Sa Sainteté souligna que nous ne parviendrons pas au changement par la seule prière ; nous devons agir. Dans le contexte de l’action physique, verbale et mentale, c’est l’action mentale, la motivation, qui est la plus efficace. Il faut une motivation positive pour être bénéfique. Si nous adoptons une approche holistique, exempte de préjugés émotionnels, notre action sera plus réaliste.
Le Dr Archana Malik-Goure conclut la réunion en remerciant Sa Sainteté de sa présence, lui disant que ce fut un privilège de l’écouter. Elle remercia également tous ceux qui avaient participé à la conférence, le ministre, le vice-chancelier et secrétaire général, ainsi que le comité organisateur.

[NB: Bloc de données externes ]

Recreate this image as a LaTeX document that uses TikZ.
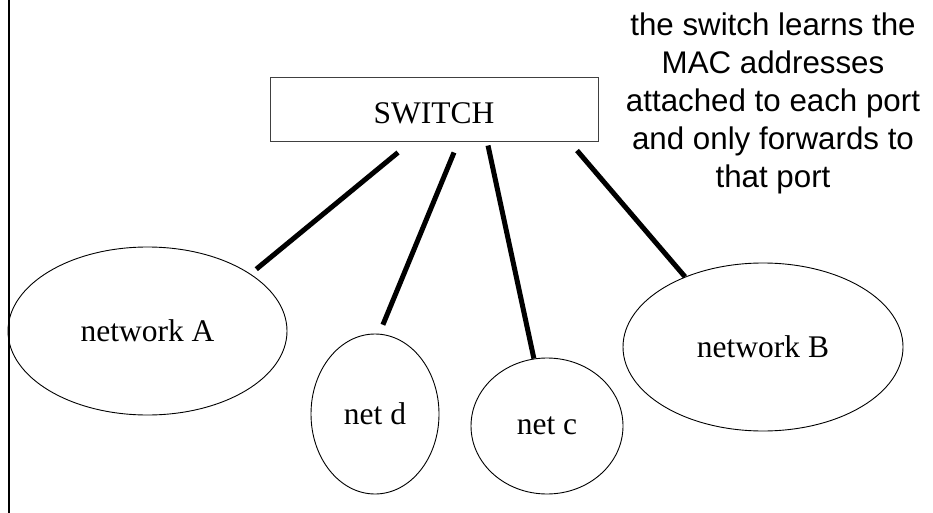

« Il y a presque dix ans, observa Sa Sainteté en signant pour le vice-chancelier un exemplaire de « Science and Philosophy in the Indian Buddhist Classics, Vol. 1 : the Physical World » (Science et philosophie dans les classiques bouddhiques indiens, Vol. 1 : le monde physique), nous avons commencé à réfléchir à la littérature bouddhique traduite du sanskrit, et dans une certaine mesure du pali, vers le tibétain. Le contenu de ces plus de 300 volumes peut être classé en sujets religieux ou purement bouddhistes, mais aussi en philosophie et science bouddhistes. Nous avons commencé à en extraire les contenus traitant de philosophie et de science bouddhistes, pour les rassembler et les publier d’abord en tibétain. Ce recueil a été traduit en plusieurs langues et je tiens à vous remettre ce premier volume publié en anglais. Je vous exhorte à ne pas l’oublier sur une étagère de bibliothèque, mais à encourager les gens à la relire encore et encore jusqu’à ce qu’il soit usé. »
Sa Sainteté se joignit à ses hôtes et proposa aux invités de déjeuner dans le foyer d’étudiants du Centre d’excellence en sciences fondamentales, situé à proximité, avant de retourner à son hôtel.